O autor considera preocupante a forma como esse discurso se manifesta “na política, nos media, na própria academia e que as redes sociais amplificam”, levando ao branqueamento e até mesmo a “uma tentativa de adulteração ou falsificação da História”.

O jornalista lembra que a PIDE foi o principal guardião da mais longa ditadura pessoal do século XX e “inimigo jurado da liberdade”, que ao longo dos seus 41 anos de existência fez dezenas de milhares de vitimas, e que “só presos políticos nominais foram 29.510, o que dava para encher um estádio de futebol de média dimensão”.

José Pedro Castanheira espera que este livro seja “mais um contributo para preservar a memória desses tempos, para que não se voltem a repetir, e para que se conheça melhor a história da repressão, da resistência à ditadura e da conquista da liberdade”.

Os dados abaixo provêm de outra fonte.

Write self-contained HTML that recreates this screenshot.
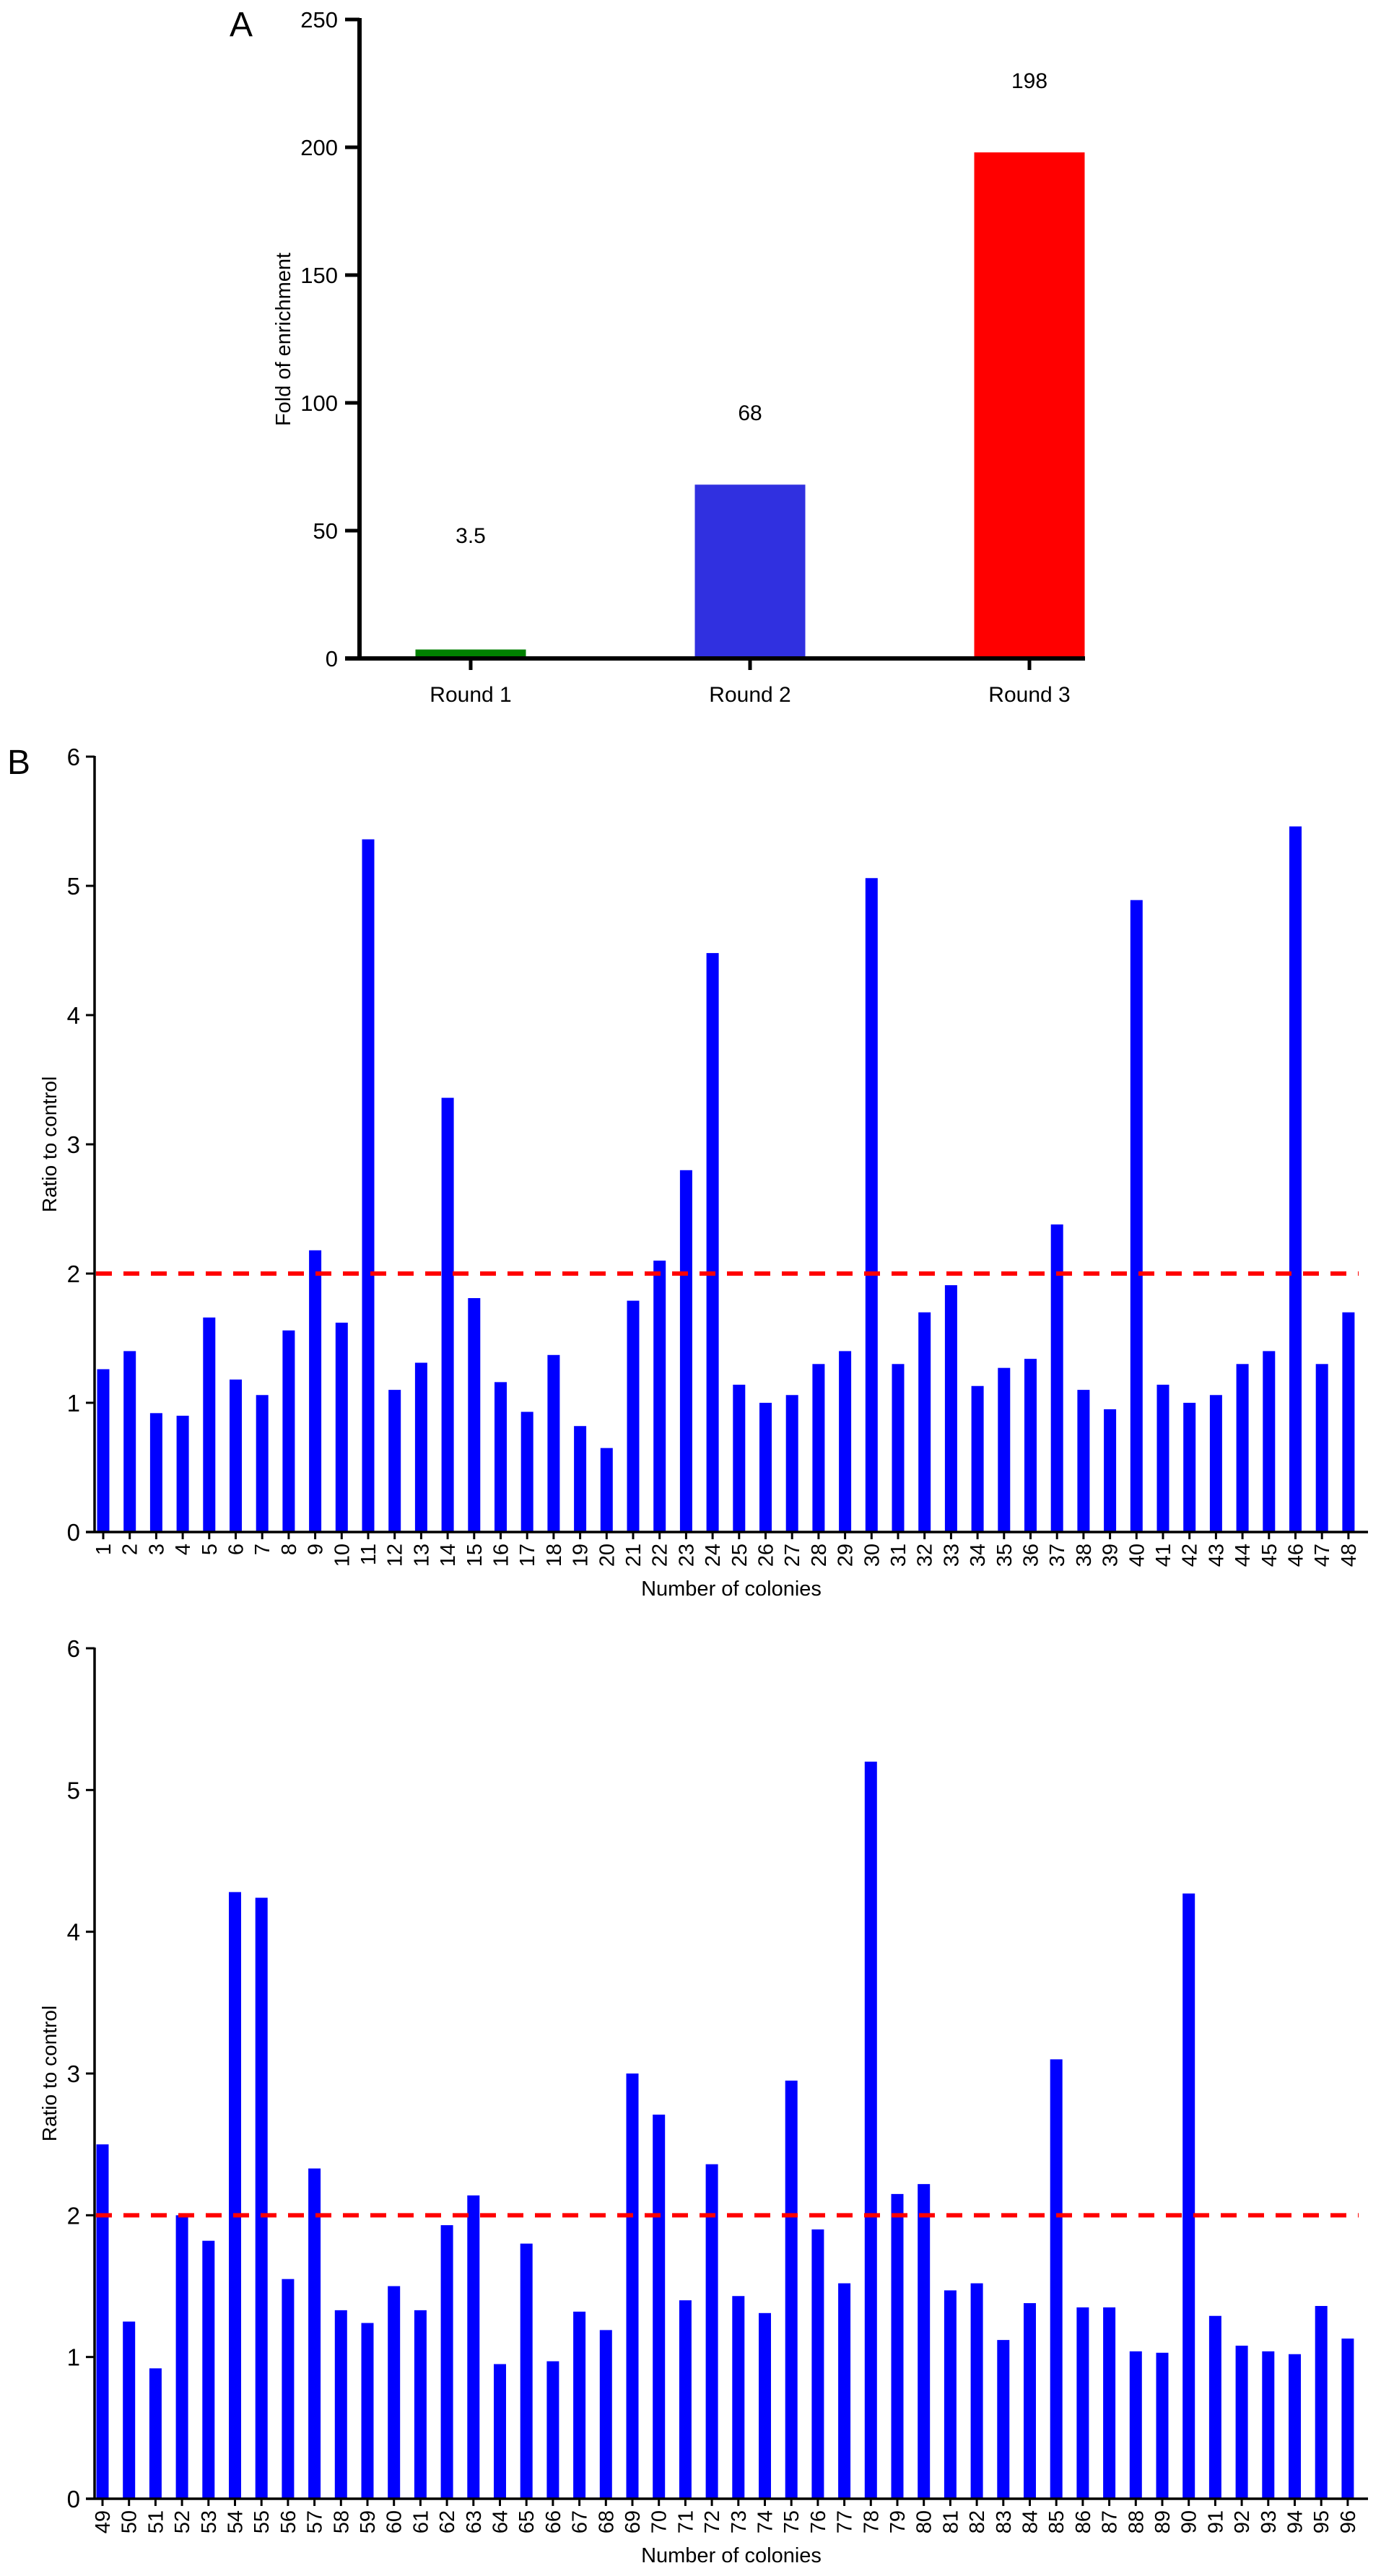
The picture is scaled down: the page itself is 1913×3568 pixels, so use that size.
<!DOCTYPE html>
<html><head><meta charset="utf-8"><style>
html,body{margin:0;padding:0;background:#fff;}
svg{display:block;font-family:"Liberation Sans",Arial,sans-serif;}
</style></head><body>
<svg id="fig" width="1913" height="3568" viewBox="0 0 1913 3568" xmlns="http://www.w3.org/2000/svg">
<text x="318" y="50" font-size="48">A</text>
<text x="10" y="1072" font-size="48">B</text>
<g id="chartA"></g>
<g id="chartB1"></g>
<g id="chartB2"></g>
</svg>
<script>
// Panel A data
const roundCategories = ["Round 1","Round 2","Round 3"];
const roundValues = [3.5, 68, 198];
const roundLabels = ["3.5","68","198"];
const roundColors = ["#008000","#3030e0","#ff0000"];
const aTicks = [0,50,100,150,200,250];
// Panel B data
const colonies1 = [1,2,3,4,5,6,7,8,9,10,11,12,13,14,15,16,17,18,19,20,21,22,23,24,25,26,27,28,29,30,31,32,33,34,35,36,37,38,39,40,41,42,43,44,45,46,47,48];
const ratios1 = [1.26,1.4,0.92,0.9,1.66,1.18,1.06,1.56,2.18,1.62,5.36,1.1,1.31,3.36,1.81,1.16,0.93,1.37,0.82,0.65,1.79,2.1,2.8,4.48,1.14,1.0,1.06,1.3,1.4,5.06,1.3,1.7,1.91,1.13,1.27,1.34,2.38,1.1,0.95,4.89,1.14,1.0,1.06,1.3,1.4,5.46,1.3,1.7];
const colonies2 = [49,50,51,52,53,54,55,56,57,58,59,60,61,62,63,64,65,66,67,68,69,70,71,72,73,74,75,76,77,78,79,80,81,82,83,84,85,86,87,88,89,90,91,92,93,94,95,96];
const ratios2 = [2.5,1.25,0.92,2.0,1.82,4.28,4.24,1.55,2.33,1.33,1.24,1.5,1.33,1.93,2.14,0.95,1.8,0.97,1.32,1.19,3.0,2.71,1.4,2.36,1.43,1.31,2.95,1.9,1.52,5.2,2.15,2.22,1.47,1.52,1.12,1.38,3.1,1.35,1.35,1.04,1.03,4.27,1.29,1.08,1.04,1.02,1.36,1.13];
const bTicks = [0,1,2,3,4,5,6];
const threshold = 2;

const NS="http://www.w3.org/2000/svg";
function mk(parent,tag,attrs,text){const e=document.createElementNS(NS,tag);for(const k in attrs)e.setAttribute(k,attrs[k]);if(text!==undefined)e.textContent=text;parent.appendChild(e);return e;}

// ---- Panel A ----
(function(){
  const g=document.getElementById('chartA');
  const ax=498, y0=912, yTop=27, vmax=250;
  const ys=v=>y0-(v/vmax)*(y0-yTop);
  const xc=i=>652+i*387;
  const bw=153;
  roundValues.forEach((v,i)=>{
    const r=mk(g,'rect',{x:xc(i)-bw/2,y:ys(v),width:bw,height:y0-ys(v),fill:roundColors[i]});
    
    
    const t=mk(g,'text',{x:xc(i),y:ys(Math.max(v,20)+28)+10,'font-size':30,'text-anchor':'middle'},roundLabels[i]);
    
    
    const tk=mk(g,'line',{x1:xc(i),x2:xc(i),y1:y0,y2:y0+16,stroke:'#000','stroke-width':5});
    
    
    const lb=mk(g,'text',{x:xc(i),y:y0+60,'font-size':30,'text-anchor':'middle'},roundCategories[i]);
    
    
  });
  aTicks.forEach(v=>{
    const l=mk(g,'line',{x1:ax-20,x2:ax,y1:ys(v),y2:ys(v),stroke:'#000','stroke-width':5});
    
    
    const t=mk(g,'text',{x:ax-30,y:ys(v)+11,'font-size':31,'text-anchor':'end'},String(v));
    
    
  });
  const yl=mk(g,'line',{x1:ax,x2:ax,y1:yTop-2,y2:y0+2,stroke:'#000','stroke-width':6});
  
  
  const xl=mk(g,'line',{x1:ax-20,x2:1503,y1:y0,y2:y0,stroke:'#000','stroke-width':6});
  
  
  const tt=mk(g,'text',{x:0,y:0,'font-size':29,'text-anchor':'middle',transform:'translate(402,470) rotate(-90)'},'Fold of enrichment');
  
  
})();

// ---- Panel B ----
function drawB(id,cats,vals,yTop,y0,x0,step){
  const g=document.getElementById(id);
  const ax=131, vmax=6;
  const ys=v=>y0-(v/vmax)*(y0-yTop);
  const xc=i=>x0+i*step;
  const bw=17;
  vals.forEach((v,i)=>{
    const r=mk(g,'rect',{x:xc(i)-bw/2,y:ys(v),width:bw,height:y0-ys(v),fill:'#0000ff'});
    
    
    const tk=mk(g,'line',{x1:xc(i),x2:xc(i),y1:y0,y2:y0+10,stroke:'#000','stroke-width':3});
    
    
    const t=mk(g,'text',{x:0,y:0,'font-size':29,'text-anchor':'end',transform:'translate('+(xc(i)+10)+','+(y0+16)+') rotate(-90)'},String(cats[i]));
    
    
  });
  bTicks.forEach(v=>{
    const l=mk(g,'line',{x1:ax-12,x2:ax,y1:ys(v),y2:ys(v),stroke:'#000','stroke-width':3});
    
    
    const t=mk(g,'text',{x:ax-20,y:ys(v)+12,'font-size':33,'text-anchor':'end'},String(v));
    
    
  });
  const yl=mk(g,'line',{x1:ax,x2:ax,y1:yTop-1,y2:y0+1,stroke:'#000','stroke-width':3.5});
  
  
  const xl=mk(g,'line',{x1:ax-12,x2:1895,y1:y0,y2:y0,stroke:'#000','stroke-width':3.5});
  
  
  const d=mk(g,'line',{x1:ax+2,x2:1882,y1:ys(threshold),y2:ys(threshold),stroke:'#ff0000','stroke-width':6,'stroke-dasharray':'22 16'});
  
  
  const tt=mk(g,'text',{x:0,y:0,'font-size':28,'text-anchor':'middle',transform:'translate(78,'+((yTop+y0)/2)+') rotate(-90)'},'Ratio to control');
  
  
  const xt=mk(g,'text',{x:(ax+1895)/2,y:y0+88,'font-size':29,'text-anchor':'middle'},'Number of colonies');
  
  
}
drawB('chartB1',colonies1,ratios1,1048,2122,143,36.7);
drawB('chartB2',colonies2,ratios2,2283,3461,142,36.7);
</script>
</body></html>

O segundo volume de “Histórias da PIDE” reunirá reportagens sobre episódios que se verificaram já depois do AVC que, em setembro de 1968, ditou a substituição de Salazar por Marcello Caetano ao leme do Estado Novo, adianta o autor.

Esse livro abordará a violência extrema da PIDE, dirigida em particular a anarcossindicalistas e militantes do PCP, que se viria a refinar ainda mais nas antigas colónias sobre os guerrilheiros e outros membros dos movimentos de libertação.